Fortunately for TRS, a Critical Chain**** course had been
developed by the National Productivity Institute and all
members of the TRS team were put through it. Everyone began
to understand the meaning of “finite capacity”
– the ‘chain’ of the project was only
as strong as its weakest link, and this usually related
to having the right number of skills in the right place
at the right time.
A branch manager for TRS noted; “We finally had some
clear visibility into what could and could not be done with
the resources we had available. We were able to allocate
our people far more wisely and broke out of the habit of
reacting to what seemed urgent, instead of focusing on what
we knew to be important. By using buffer management, we
were able to show all stakeholders in the project, including
all the other contractors working on the refurbishment of
the store, where the bottlenecks were, and how we all had
to support each other in order to remove these bottlenecks,
if we were to achieve the goal of delivering the project
in a shorter lead-time. I liken our first time out with
TOC and Critical Chain as being similar to the first time
you manage to ride a bicycle – a bit wobbly, but a
whole lot better and faster than walking!”

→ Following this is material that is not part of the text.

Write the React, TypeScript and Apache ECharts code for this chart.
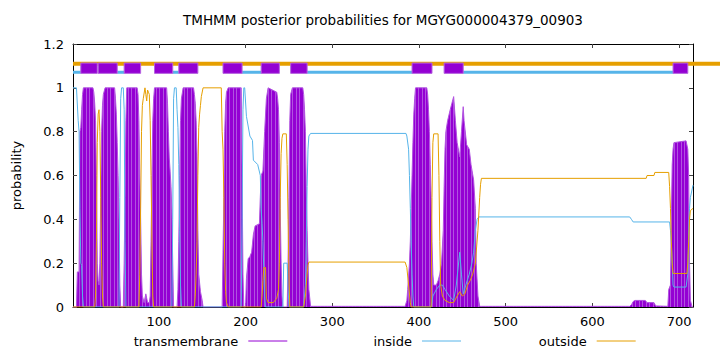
import React, { useEffect, useRef } from "react";
import * as echarts from "echarts";

const TITLE = "TMHMM posterior probabilities for MGYG000004379_00903";
const FONT = '"DejaVu Sans", "Liberation Sans", sans-serif';
const X_MIN = 1;
const X_MAX = 716;
const xTicks = [100, 200, 300, 400, 500, 600, 700];

// predicted topology (residue ranges)
const tmSegments = [[10, 29], [30, 52], [60, 79], [95, 116], [123, 145], [174, 196], [218, 239], [252, 271], [392, 415], [429, 451], [693, 710]];
const insideSegments = [[1, 10], [52, 60], [116, 123], [196, 218], [271, 392], [451, 693]];
const outsideSegments = [[1, 716]];

// posterior probabilities [residue, probability]
const tmProb = [
  [1, 0], [5, 0], [6, 0.16], [8, 0.16], [9, 0.8], [10, 0.82], [11, 0.9], [12, 0.97], [13, 1], [24, 1], [25, 0.98], [26, 0.93],
  [27, 0.85], [28, 0.6], [29, 0.2], [30, 0.12], [31, 0.1], [32, 0.2], [33, 0.5], [34, 0.8], [35, 0.92], [36, 0.97], [38, 1],
  [49, 1], [50, 0.95], [51, 0.88], [52, 0.75], [53, 0.6], [54, 0.4], [55, 0.1], [56, 0],
  [59, 0], [60, 0.2], [61, 0.5], [62, 0.85], [63, 1], [75, 1], [76, 0.97], [77, 0.85], [78, 0.6], [79, 0.4], [80, 0.15], [81, 0.05],
  [83, 0.02], [85, 0.06], [87, 0.02], [89, 0.02], [90, 0.05], [91, 0.3], [92, 0.6], [93, 0.85], [94, 0.95], [95, 1],
  [109, 1], [110, 0.93], [111, 0.8], [112, 0.68], [113, 0.62], [114, 0.55], [115, 0.44], [116, 0.2], [117, 0],
  [121, 0], [122, 0.08], [123, 0.3], [124, 0.6], [125, 0.85], [126, 0.95], [128, 1], [140, 1], [141, 0.97], [142, 0.93],
  [143, 0.85], [144, 0.7], [145, 0.35], [146, 0.15], [148, 0.07], [150, 0.03], [151, 0],
  [173, 0], [174, 0.25], [175, 0.5], [176, 0.8], [177, 0.93], [178, 0.98], [180, 1], [195, 1], [196, 0.6], [197, 0.15], [198, 0],
  [200, 0], [201, 0.13], [203, 0.22], [205, 0.23], [207, 0.25], [209, 0.33], [211, 0.37], [216, 0.38], [217, 0.5], [218, 0.6],
  [220, 0.62], [222, 0.8], [224, 0.95], [226, 1], [236, 0.98], [237, 0.95], [238, 0.9], [239, 0.75], [240, 0.45], [241, 0.2],
  [242, 0.05], [243, 0],
  [248, 0], [249, 0.2], [250, 0.5], [251, 0.85], [252, 0.97], [254, 1], [266, 1], [267, 0.97], [268, 0.9], [269, 0.8],
  [270, 0.55], [271, 0.35], [272, 0.2], [273, 0.08], [275, 0.003], [384, 0.003],
  [386, 0.03], [387, 0.08], [389, 0.2], [390, 0.3], [391, 0.45], [392, 0.6], [393, 0.75], [394, 0.88], [395, 0.95], [396, 1],
  [409, 1], [410, 0.97], [411, 0.9], [412, 0.8], [413, 0.65], [414, 0.5], [415, 0.3], [416, 0.15], [417, 0.1], [420, 0.1],
  [422, 0.12], [424, 0.15], [426, 0.2], [428, 0.35], [429, 0.55], [430, 0.72], [431, 0.8], [433, 0.85], [436, 0.9], [438, 0.93],
  [440, 0.96], [442, 0.85], [444, 0.75], [447, 0.685], [449, 0.8], [451, 0.914], [452, 0.85], [455, 0.74], [458, 0.72],
  [460, 0.65], [463, 0.58], [465, 0.45], [466, 0.2], [468, 0.05], [470, 0.003],
  [643, 0.003], [645, 0.01], [647, 0.025], [649, 0.03], [661, 0.03], [663, 0.02], [671, 0.02], [673, 0.005], [687, 0.003],
  [688, 0.08], [690, 0.1], [691, 0.4], [692, 0.65], [693, 0.72], [694, 0.75], [708, 0.758], [710, 0.72], [711, 0.6],
  [712, 0.2], [713, 0.03], [715, 0], [716, 0],
];

const insideProb = [
  [1, 1], [5, 1], [7, 0.85], [8, 0.8], [9, 0.45], [10, 0.2], [11, 0.19], [12, 0.05], [13, 0],
  [54, 0], [55, 0.5], [56, 0.95], [57, 1], [59, 1], [60, 0.9], [61, 0.3], [62, 0],
  [115, 0], [116, 0.4], [117, 0.95], [118, 1], [120, 1], [121, 0.9], [122, 0.82], [123, 0.65], [124, 0.35], [125, 0.1], [126, 0],
  [195, 0], [196, 0.4], [197, 0.9], [198, 1], [199, 1], [201, 0.87], [205, 0.78], [208, 0.76], [209, 0.67], [214, 0.65],
  [217, 0.6], [218, 0.45], [219, 0.38], [220, 0.3], [222, 0.05], [223, 0],
  [243, 0], [244, 0.2], [248, 0.2], [250, 0],
  [267, 0], [269, 0.1], [270, 0.3], [271, 0.55], [272, 0.72], [273, 0.78], [275, 0.792], [385, 0.792], [386, 0.78],
  [388, 0.72], [389, 0.6], [390, 0.45], [391, 0.3], [392, 0.15], [393, 0.05], [394, 0],
  [414, 0], [416, 0.05], [420, 0.08], [424, 0.1], [427, 0.1], [430, 0.08], [435, 0.05], [440, 0.03], [443, 0.1], [447, 0.25],
  [449, 0.15], [451, 0.06], [454, 0.1], [458, 0.15], [461, 0.2], [463, 0.25], [465, 0.35], [467, 0.4], [469, 0.411],
  [643, 0.411], [645, 0.4], [647, 0.388], [689, 0.388], [690, 0.35], [691, 0.3], [692, 0.2], [693, 0.1], [694, 0.091],
  [708, 0.091], [710, 0.15], [711, 0.35], [712, 0.45], [713, 0.5], [716, 0.556],
];

const outsideProb = [
  [1, 0], [26, 0], [27, 0.05], [28, 0.3], [29, 0.75], [30, 0.88], [31, 0.9], [32, 0.8], [33, 0.5], [34, 0.2], [35, 0.05], [36, 0],
  [77, 0], [78, 0.15], [79, 0.45], [80, 0.8], [81, 0.92], [82, 0.95], [84, 1], [85, 0.97], [86, 0.94], [87, 0.99], [88, 0.98],
  [89, 0.97], [90, 0.85], [91, 0.6], [92, 0.3], [93, 0.05], [94, 0],
  [141, 0], [142, 0.05], [143, 0.15], [144, 0.3], [145, 0.6], [146, 0.82], [147, 0.88], [148, 0.92], [149, 0.96], [151, 1],
  [172, 1], [173, 0.8], [174, 0.72], [175, 0.5], [176, 0.2], [177, 0.07], [178, 0.02], [180, 0],
  [218, 0], [219, 0.05], [220, 0.12], [221, 0.18], [223, 0.18], [224, 0.04], [226, 0.02], [232, 0.02], [236, 0.04],
  [238, 0.08], [239, 0.2], [240, 0.5], [241, 0.7], [242, 0.77], [243, 0.79], [247, 0.79], [248, 0.65], [249, 0.4],
  [250, 0.15], [251, 0],
  [267, 0], [269, 0.05], [271, 0.15], [272, 0.19], [273, 0.205], [384, 0.205], [386, 0.18], [388, 0.1], [390, 0.02], [391, 0],
  [414, 0], [415, 0.5], [416, 0.75], [417, 0.79], [422, 0.79], [423, 0.6], [424, 0.3], [425, 0.1], [427, 0.05], [430, 0.03],
  [435, 0.02], [440, 0.02], [444, 0.05], [447, 0.07], [450, 0.05], [453, 0.06], [456, 0.1], [459, 0.12], [462, 0.15],
  [465, 0.2], [468, 0.35], [470, 0.5], [471, 0.56], [472, 0.587],
  [662, 0.587], [663, 0.6], [671, 0.6], [672, 0.614], [688, 0.614], [689, 0.55], [690, 0.45], [691, 0.3], [692, 0.2],
  [693, 0.153], [709, 0.153], [710, 0.2], [711, 0.3], [712, 0.4], [713, 0.44], [716, 0.45],
];

const legendItems = ["transmembrane", "inside", "outside"];

const C_TM = "#9400D3";
const C_TM_LIGHT = "#B152E0";
const C_IN = "#56B4E9";
const C_OUT = "#E69F00";

function makeStripePattern(): any {
  try {
    const c = document.createElement("canvas");
    c.width = 7;
    c.height = 4;
    const ctx = c.getContext("2d");
    if (!ctx) return C_TM;
    ctx.fillStyle = C_TM;
    ctx.fillRect(0, 0, 7, 4);
    ctx.fillStyle = C_TM_LIGHT;
    ctx.fillRect(2, 0, 1, 4);
    ctx.fillRect(5, 0, 1, 4);
    return { image: c, repeat: "repeat" };
  } catch (e) {
    return C_TM;
  }
}

function buildOption() {
  const OUT_Y = 1.11;
  const IN_Y = 1.071;
  const BOX_TOP = 1.113;
  const BOX_BOTTOM = 1.066;
  const axisCommon = {
    type: "value",
    min: X_MIN,
    max: X_MAX,
    splitLine: { show: false },
    axisLine: { show: true, onZero: false, lineStyle: { color: "#000", width: 1 } },
    axisTick: { show: true, inside: true, length: 4, customValues: xTicks, lineStyle: { color: "#444" } },
  };
  const yCommon = {
    type: "value",
    min: 0,
    max: 1.2,
    interval: 0.2,
    splitLine: { show: false },
    axisLine: { show: true, onZero: false, lineStyle: { color: "#000", width: 1 } },
    axisTick: { show: true, inside: true, length: 4, lineStyle: { color: "#444" } },
  };
  const legendColors = [C_TM, C_IN, C_OUT];
  const legendLineEnds = [287.3, 461, 635.7];
  const graphic: any[] = [];
  legendItems.forEach((name, i) => {
    const xe = legendLineEnds[i];
    graphic.push({
      type: "text",
      x: xe - 49,
      y: 341,
      style: {
        text: name,
        align: "right",
        verticalAlign: "middle",
        textAlign: "right",
        textVerticalAlign: "middle",
        fontSize: 13,
        fontFamily: FONT,
        fill: "#000",
      },
    });
    graphic.push({
      type: "line",
      shape: { x1: xe - 39, y1: 341, x2: xe, y2: 341 },
      style: { stroke: legendColors[i], lineWidth: 1 },
    });
  });

  return {
    animation: false,
    textStyle: { fontFamily: FONT },
    title: {
      text: TITLE,
      left: 383,
      top: 13,
      textAlign: "center",
      padding: 0,
      textStyle: { fontSize: 13.5, fontWeight: "normal", color: "#000", fontFamily: FONT },
    },
    grid: { left: 73, right: 27, top: 44, bottom: 45 },
    xAxis: [
      {
        ...axisCommon,
        position: "bottom",
        axisLabel: { customValues: xTicks, color: "#000", fontSize: 13, margin: 8, fontFamily: FONT },
      },
      {
        ...axisCommon,
        position: "top",
        axisLabel: { show: false },
      },
    ],
    yAxis: [
      {
        ...yCommon,
        position: "left",
        name: "probability",
        nameLocation: "middle",
        nameGap: 50,
        nameTextStyle: { fontSize: 13, color: "#000", fontFamily: FONT },
        axisLabel: { color: "#000", fontSize: 13, margin: 9, fontFamily: FONT },
      },
      {
        ...yCommon,
        position: "right",
        axisLabel: { show: false },
      },
    ],
    graphic,
    series: [
      {
        type: "line",
        name: "transmembrane",
        data: tmProb,
        symbol: "none",
        lineStyle: { color: C_TM_LIGHT, width: 1 },
        areaStyle: { color: makeStripePattern(), opacity: 1 },
        z: 2,
        silent: true,
      },
      {
        type: "line",
        name: "inside",
        data: insideProb,
        symbol: "none",
        lineStyle: { color: C_IN, width: 1 },
        z: 3,
        silent: true,
      },
      {
        type: "line",
        name: "outside",
        data: outsideProb,
        symbol: "none",
        lineStyle: { color: C_OUT, width: 1 },
        z: 4,
        silent: true,
      },
      {
        type: "custom",
        name: "outside-region",
        data: outsideSegments.map(([a, b]) => [a, b, OUT_Y]),
        encode: { x: [0, 1], y: 2 },
        clip: false,
        silent: true,
        z: 5,
        renderItem: (params: any, api: any) => {
          const s = api.coord([api.value(0), api.value(2)]);
          const e = api.coord([api.value(1), api.value(2)]);
          const x2 = api.value(1) >= X_MAX ? api.getWidth() : e[0];
          return {
            type: "line",
            shape: { x1: s[0], y1: s[1], x2, y2: e[1] },
            style: { stroke: C_OUT, lineWidth: 4 },
          };
        },
      },
      {
        type: "custom",
        name: "inside-region",
        data: insideSegments.map(([a, b]) => [a, b, IN_Y]),
        encode: { x: [0, 1], y: 2 },
        silent: true,
        z: 6,
        renderItem: (params: any, api: any) => {
          const s = api.coord([api.value(0), api.value(2)]);
          const e = api.coord([api.value(1), api.value(2)]);
          return {
            type: "line",
            shape: { x1: s[0], y1: s[1], x2: e[0], y2: e[1] },
            style: { stroke: C_IN, lineWidth: 3 },
          };
        },
      },
      {
        type: "custom",
        name: "tm-region",
        data: tmSegments.map(([a, b]) => [a, b, BOX_TOP, BOX_BOTTOM]),
        encode: { x: [0, 1], y: [2, 3] },
        silent: true,
        z: 7,
        renderItem: (params: any, api: any) => {
          const s = api.coord([api.value(0), api.value(2)]);
          const e = api.coord([api.value(1), api.value(3)]);
          return {
            type: "rect",
            shape: { x: s[0], y: s[1], width: e[0] - s[0], height: e[1] - s[1] },
            style: { fill: C_TM, stroke: "#B562DF", lineWidth: 1 },
          };
        },
      },
    ],
  };
}

export default function App() {
  const ref = useRef<HTMLDivElement>(null);
  useEffect(() => {
    document.body.style.margin = "0";
    const chart = echarts.init(ref.current!, null, { renderer: "svg" });
    chart.setOption(buildOption() as any);
    return () => chart.dispose();
  }, []);
  return <div ref={ref} style={{ width: 720, height: 352 }} />;
}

Hodes concludes: “ We are now very interested in
pursuing the Critical Chain multi-project solution. We have
seen the benefit of using constraint based management principles
in an isolated environment, but as an organisation we are
really interested in leveraging our resource pool across
all the projects we run concurrently – sometimes as
many as twenty or thirty at a time. We now know that efficient
use of individual resources is not the same thing as the
effective use of critically constrained resources and have
changed our measures to incorporate the ideas of Throughput
Accounting so that it reinforces the behaviours we are calling
for. We see the productivity gain we have achieved as being
the single biggest competitive weapon in our armoury and
the really good thing about it is that whilst achieving
our result, everyone is working less!”